Colombian President Alvaro Uribe inaugurated an unprecedented second term Monday, promising to seek an elusive peace with leftist rebels but warning that security remains a priority for his administration in a country ravaged by killings and kidnappings.
The first sitting president to be re-elected in Colombia's history, Uribe reformed the constitution last year to allow him a second term which he won in May 28 elections with a 62% vote, ten points more than in 2002.
The taking office ceremony was attended by eleven heads of state but also marked by the absence of presidents from Argentina, Brazil, Mexico and Hugo Chavez from neighbouring Venezuela with whom Uribe has maintained a tense but cordial relation. As Washington's closest ally in the region, Uribe and Chavez tend to share formalities.
Uribe said he would devote "all of his energies" to pursuing a peaceful end to this nation's four-decade old civil war but added he would not fall for a "deceitful peace". "I'm not afraid of negotiating peace. I confess what worries me more is falling short of that goal and instead seeing our gains in security eroded".
Most of his speech Uribe was devoted to underline the achievements of his "democratic security" policy which has proved the key to his overwhelming popularity.

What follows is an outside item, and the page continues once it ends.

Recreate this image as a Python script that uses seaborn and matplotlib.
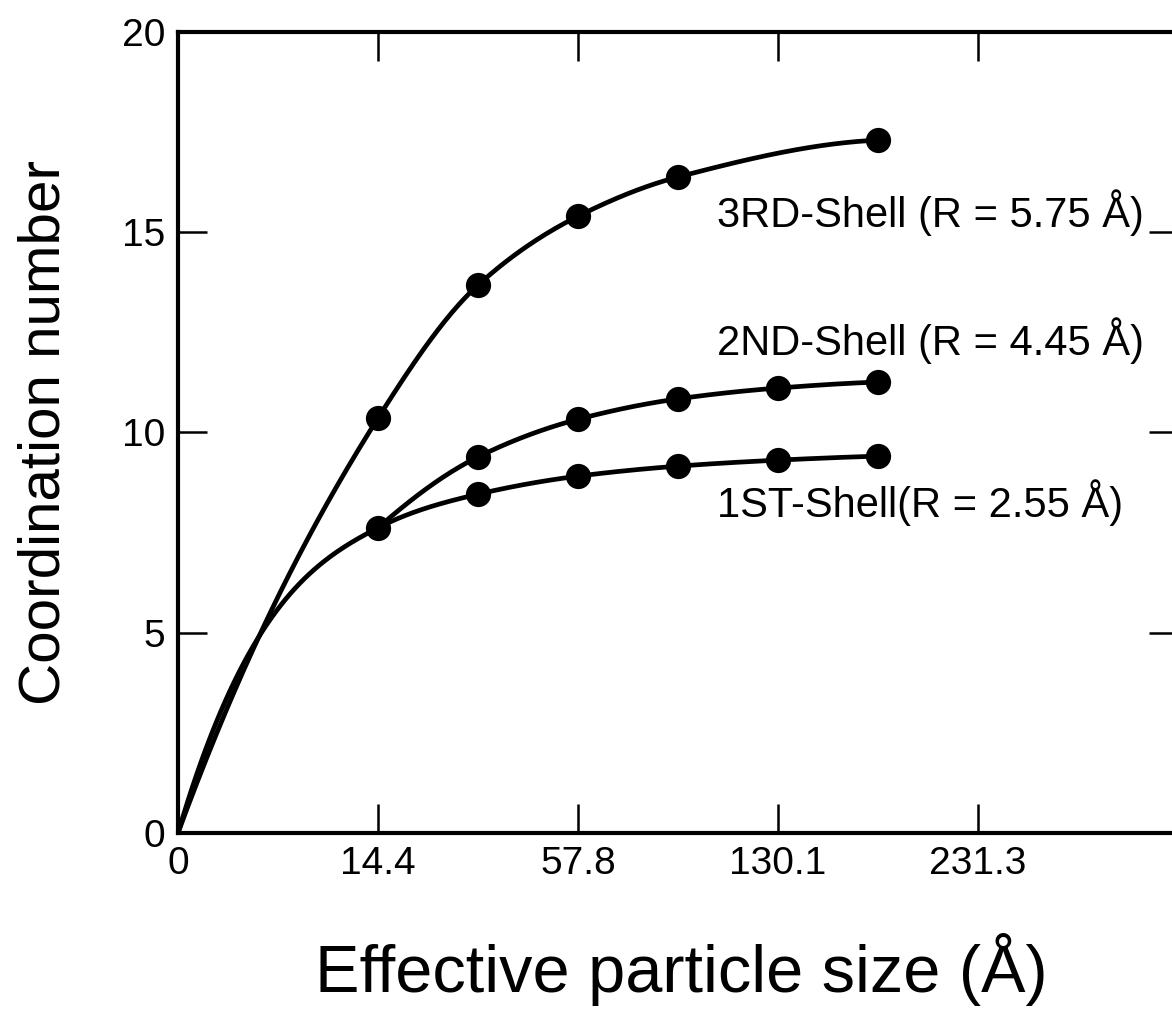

The emphasis on security was also felt by the presence of snipers standing atop tanks and 30,000 troops who formed a two-block perimeter around the Congress accessible only to journalists and dignitaries.
But regarding economics and despite his reputation as a free-market conservative, (he graduated in Harvard University) Uribe sounded closer to the social democrats. "We are against a fiscally tight macro-economic policy that leaves economic growth to the luck of supply and demand. The state must be devoted in equal parts to growth and equality".
However there were not many proposals for improving conditions of half the Colombian population that lives below the poverty line, even when the economy has been growing and improved security and market oriented policies have attracted foreign investment.
Colombia is the world's largest producer of cocaine and has received over four billion US dollars in mostly military aid since 2000 to help combat a combination of Marxist oriented guerrillas and drug lords.
Four years ago, Uribe's first inauguration was marred by deadly violence when leftist rebels launched a mortar attack on the presidential palace, killing 21 people in a nearby slum. Tens of thousands of civilians have been killed in decades of fighting among rebels, right-wing paramilitaries and state forces.